◆ SET EXERCISE: Omit all images, then return the remaining material exactly as it stands.

◆ DATA SECTION:

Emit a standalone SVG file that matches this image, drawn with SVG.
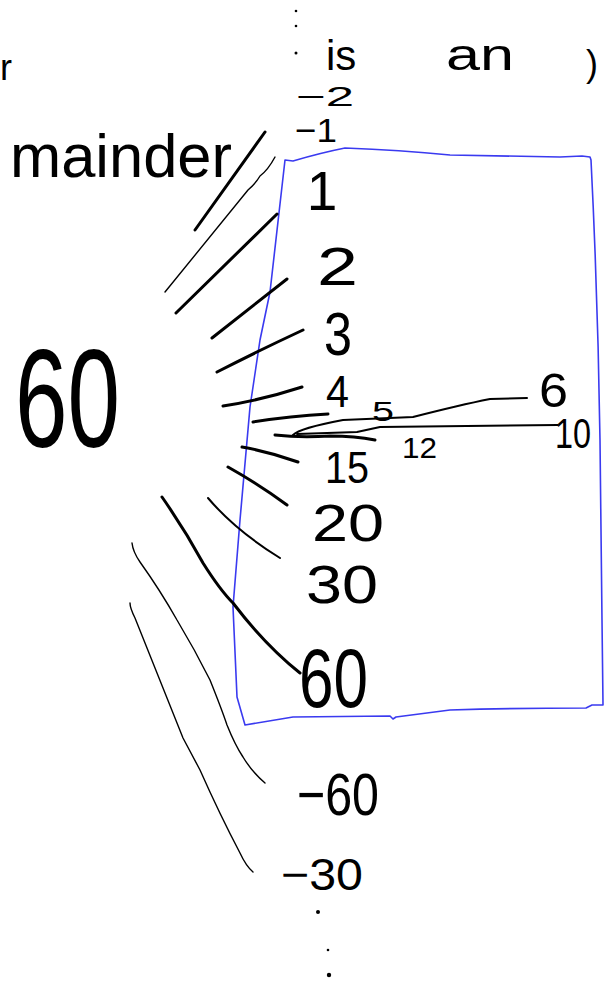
<svg xmlns="http://www.w3.org/2000/svg" width="606" height="981" viewBox="0 0 606 981">
<style>
text{font-family:"Liberation Sans",Arial,sans-serif;fill:#000}
.s{fill:none;stroke:#000;stroke-linecap:round;stroke-linejoin:round}
.w3{stroke-width:3}
.w2{stroke-width:2}
.w1{stroke-width:1.4}
.box{fill:none;stroke:#3a3af0;stroke-width:1.6;stroke-linejoin:round}
</style>
<rect width="606" height="981" fill="#fff"/>
<g id="box"><path class="box" d="M285,160 L293,161 Q320,153 345,148 Q400,150 450,155 L560,157 L582,156 L590,157 L591,160 Q598,300 600,440 L602,620 L603,705 L592,705 L586,708 Q520,708 450,710 L396,717 L393,719 L390,716 L293,717 L245,725 L237,697 L233,607 L240,520 L250,407 L260,340 L270,292 Z"/></g>
<g id="connectors">
<path class="s w3" d="M265,132 L195,230"/>
<path class="s w1" d="M275,157 Q268,170 260,176 Q256,183 248,190 L165,292"/>
<path class="s w3" d="M277,214 L176,313"/>
<path class="s w3" d="M287,279 L212,338"/>
<path class="s w3" d="M303,330 Q260,350 217,372"/>
<path class="s w3" d="M302,387 Q262,400 223,406"/>
<path class="s w3" d="M328,414 Q290,416 253,422"/>
<path class="s w2" d="M293,435 Q300,428 343,420 L413,417 Q460,405 490,399 L527,398"/>
<path class="s w2" d="M297,434 Q330,433 357,432 L380,427 L558,425"/>
<path class="s w3" d="M275,435 Q300,438 330,436 Q355,436 375,440"/>
<path class="s w3" d="M242,447 Q270,452 298,462"/>
<path class="s w3" d="M228,467 Q260,485 287,505"/>
<path class="s w2" d="M208,498 Q235,530 280,558"/>
<path class="s w3" d="M162,497 Q185,530 203,563 Q220,590 233,603 Q265,645 300,673"/>
<path class="s w1" d="M132,543 Q133,552 140,562 Q160,590 177,620 Q195,650 210,680 Q222,710 227,725 Q235,745 243,757 Q252,772 265,783"/>
<path class="s w1" d="M130,603 Q130,608 135,618 Q160,680 183,738 Q192,755 200,770 Q220,815 240,853 Q246,866 253,872"/>
</g>
<g id="top-dots"><circle cx="296" cy="11" r="1.3"/><circle cx="296" cy="26" r="1.3"/><circle cx="296" cy="53" r="1.5"/></g>
<g id="bottom-dots"><circle cx="318" cy="912" r="2"/><circle cx="328" cy="950" r="1.3"/><circle cx="329" cy="975" r="2.2"/></g>
<g id="t-r"><text x="0" y="80" font-size="36">r</text></g>
<g id="t-is"><text x="326" y="70" font-size="42">is</text></g>
<g id="t-an"><text x="446" y="70" font-size="44" textLength="68" lengthAdjust="spacingAndGlyphs">an</text></g>
<g id="t-paren"><text x="586" y="76" font-size="36">)</text></g>
<g id="t-mainder"><text x="10" y="177" font-size="62" textLength="222" lengthAdjust="spacingAndGlyphs">mainder</text></g>
<g id="t-60big"><text transform="translate(15,447) scale(1,1.4)" x="0" y="0" font-size="100" textLength="105" lengthAdjust="spacingAndGlyphs">60</text></g>
<g id="n-m2"><text x="296" y="106" font-size="28" textLength="58" lengthAdjust="spacingAndGlyphs">−2</text></g>
<g id="n-m1"><text x="295" y="142" font-size="34" textLength="42" lengthAdjust="spacingAndGlyphs">−1</text></g>
<g id="n-1"><text x="322" y="210" font-size="55" text-anchor="middle">1</text></g>
<g id="n-2"><text x="317" y="285" font-size="53" textLength="41" lengthAdjust="spacingAndGlyphs">2</text></g>
<g id="n-3"><text x="324" y="355" font-size="62" textLength="28" lengthAdjust="spacingAndGlyphs">3</text></g>
<g id="n-4"><text x="326" y="407" font-size="44" textLength="23" lengthAdjust="spacingAndGlyphs">4</text></g>
<g id="n-5"><text x="372" y="421" font-size="28" textLength="22" lengthAdjust="spacingAndGlyphs">5</text></g>
<g id="n-6"><text x="539" y="407" font-size="48" textLength="29" lengthAdjust="spacingAndGlyphs">6</text></g>
<g id="n-10"><text x="555" y="448" font-size="42" textLength="36" lengthAdjust="spacingAndGlyphs">10</text></g>
<g id="n-12"><text x="402" y="458" font-size="29" textLength="35" lengthAdjust="spacingAndGlyphs">12</text></g>
<g id="n-15"><text x="325" y="483" font-size="45" textLength="44" lengthAdjust="spacingAndGlyphs">15</text></g>
<g id="n-20"><text x="312" y="541" font-size="52" textLength="72" lengthAdjust="spacingAndGlyphs">20</text></g>
<g id="n-30"><text x="306" y="603" font-size="54" textLength="72" lengthAdjust="spacingAndGlyphs">30</text></g>
<g id="n-60"><text x="299" y="707" font-size="84" textLength="69" lengthAdjust="spacingAndGlyphs">60</text></g>
<g id="n-m60"><text x="297" y="815" font-size="60" textLength="82" lengthAdjust="spacingAndGlyphs">−60</text></g>
<g id="n-m30"><text x="281" y="890" font-size="45" textLength="82" lengthAdjust="spacingAndGlyphs">−30</text></g>
</svg>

◆ PROBLEM SOLUTION:
Emit a standalone SVG file that matches this image, drawn with SVG.
<svg xmlns="http://www.w3.org/2000/svg" width="606" height="981" viewBox="0 0 606 981">
<style>
text{font-family:"Liberation Sans",Arial,sans-serif;fill:#000}
.s{fill:none;stroke:#000;stroke-linecap:round;stroke-linejoin:round}
.w3{stroke-width:3}
.w2{stroke-width:2}
.w1{stroke-width:1.4}
.box{fill:none;stroke:#3a3af0;stroke-width:1.6;stroke-linejoin:round}
</style>
<rect width="606" height="981" fill="#fff"/>
<g id="box"><path class="box" d="M285,160 L293,161 Q320,153 345,148 Q400,150 450,155 L560,157 L582,156 L590,157 L591,160 Q598,300 600,440 L602,620 L603,705 L592,705 L586,708 Q520,708 450,710 L396,717 L393,719 L390,716 L293,717 L245,725 L237,697 L233,607 L240,520 L250,407 L260,340 L270,292 Z"/></g>
<g id="connectors">
<path class="s w3" d="M265,132 L195,230"/>
<path class="s w1" d="M275,157 Q268,170 260,176 Q256,183 248,190 L165,292"/>
<path class="s w3" d="M277,214 L176,313"/>
<path class="s w3" d="M287,279 L212,338"/>
<path class="s w3" d="M303,330 Q260,350 217,372"/>
<path class="s w3" d="M302,387 Q262,400 223,406"/>
<path class="s w3" d="M328,414 Q290,416 253,422"/>
<path class="s w2" d="M293,435 Q300,428 343,420 L413,417 Q460,405 490,399 L527,398"/>
<path class="s w2" d="M297,434 Q330,433 357,432 L380,427 L558,425"/>
<path class="s w3" d="M275,435 Q300,438 330,436 Q355,436 375,440"/>
<path class="s w3" d="M242,447 Q270,452 298,462"/>
<path class="s w3" d="M228,467 Q260,485 287,505"/>
<path class="s w2" d="M208,498 Q235,530 280,558"/>
<path class="s w3" d="M162,497 Q185,530 203,563 Q220,590 233,603 Q265,645 300,673"/>
<path class="s w1" d="M132,543 Q133,552 140,562 Q160,590 177,620 Q195,650 210,680 Q222,710 227,725 Q235,745 243,757 Q252,772 265,783"/>
<path class="s w1" d="M130,603 Q130,608 135,618 Q160,680 183,738 Q192,755 200,770 Q220,815 240,853 Q246,866 253,872"/>
</g>
<g id="top-dots"><circle cx="296" cy="11" r="1.3"/><circle cx="296" cy="26" r="1.3"/><circle cx="296" cy="53" r="1.5"/></g>
<g id="bottom-dots"><circle cx="318" cy="912" r="2"/><circle cx="328" cy="950" r="1.3"/><circle cx="329" cy="975" r="2.2"/></g>
<g id="t-r"><text x="0" y="80" font-size="36">r</text></g>
<g id="t-is"><text x="326" y="70" font-size="42">is</text></g>
<g id="t-an"><text x="446" y="70" font-size="44" textLength="68" lengthAdjust="spacingAndGlyphs">an</text></g>
<g id="t-paren"><text x="586" y="76" font-size="36">)</text></g>
<g id="t-mainder"><text x="10" y="177" font-size="62" textLength="222" lengthAdjust="spacingAndGlyphs">mainder</text></g>
<g id="t-60big"><text transform="translate(15,447) scale(1,1.4)" x="0" y="0" font-size="100" textLength="105" lengthAdjust="spacingAndGlyphs">60</text></g>
<g id="n-m2"><text x="296" y="106" font-size="28" textLength="58" lengthAdjust="spacingAndGlyphs">−2</text></g>
<g id="n-m1"><text x="295" y="142" font-size="34" textLength="42" lengthAdjust="spacingAndGlyphs">−1</text></g>
<g id="n-1"><text x="322" y="210" font-size="55" text-anchor="middle">1</text></g>
<g id="n-2"><text x="317" y="285" font-size="53" textLength="41" lengthAdjust="spacingAndGlyphs">2</text></g>
<g id="n-3"><text x="324" y="355" font-size="62" textLength="28" lengthAdjust="spacingAndGlyphs">3</text></g>
<g id="n-4"><text x="326" y="407" font-size="44" textLength="23" lengthAdjust="spacingAndGlyphs">4</text></g>
<g id="n-5"><text x="372" y="421" font-size="28" textLength="22" lengthAdjust="spacingAndGlyphs">5</text></g>
<g id="n-6"><text x="539" y="407" font-size="48" textLength="29" lengthAdjust="spacingAndGlyphs">6</text></g>
<g id="n-10"><text x="555" y="448" font-size="42" textLength="36" lengthAdjust="spacingAndGlyphs">10</text></g>
<g id="n-12"><text x="402" y="458" font-size="29" textLength="35" lengthAdjust="spacingAndGlyphs">12</text></g>
<g id="n-15"><text x="325" y="483" font-size="45" textLength="44" lengthAdjust="spacingAndGlyphs">15</text></g>
<g id="n-20"><text x="312" y="541" font-size="52" textLength="72" lengthAdjust="spacingAndGlyphs">20</text></g>
<g id="n-30"><text x="306" y="603" font-size="54" textLength="72" lengthAdjust="spacingAndGlyphs">30</text></g>
<g id="n-60"><text x="299" y="707" font-size="84" textLength="69" lengthAdjust="spacingAndGlyphs">60</text></g>
<g id="n-m60"><text x="297" y="815" font-size="60" textLength="82" lengthAdjust="spacingAndGlyphs">−60</text></g>
<g id="n-m30"><text x="281" y="890" font-size="45" textLength="82" lengthAdjust="spacingAndGlyphs">−30</text></g>
</svg>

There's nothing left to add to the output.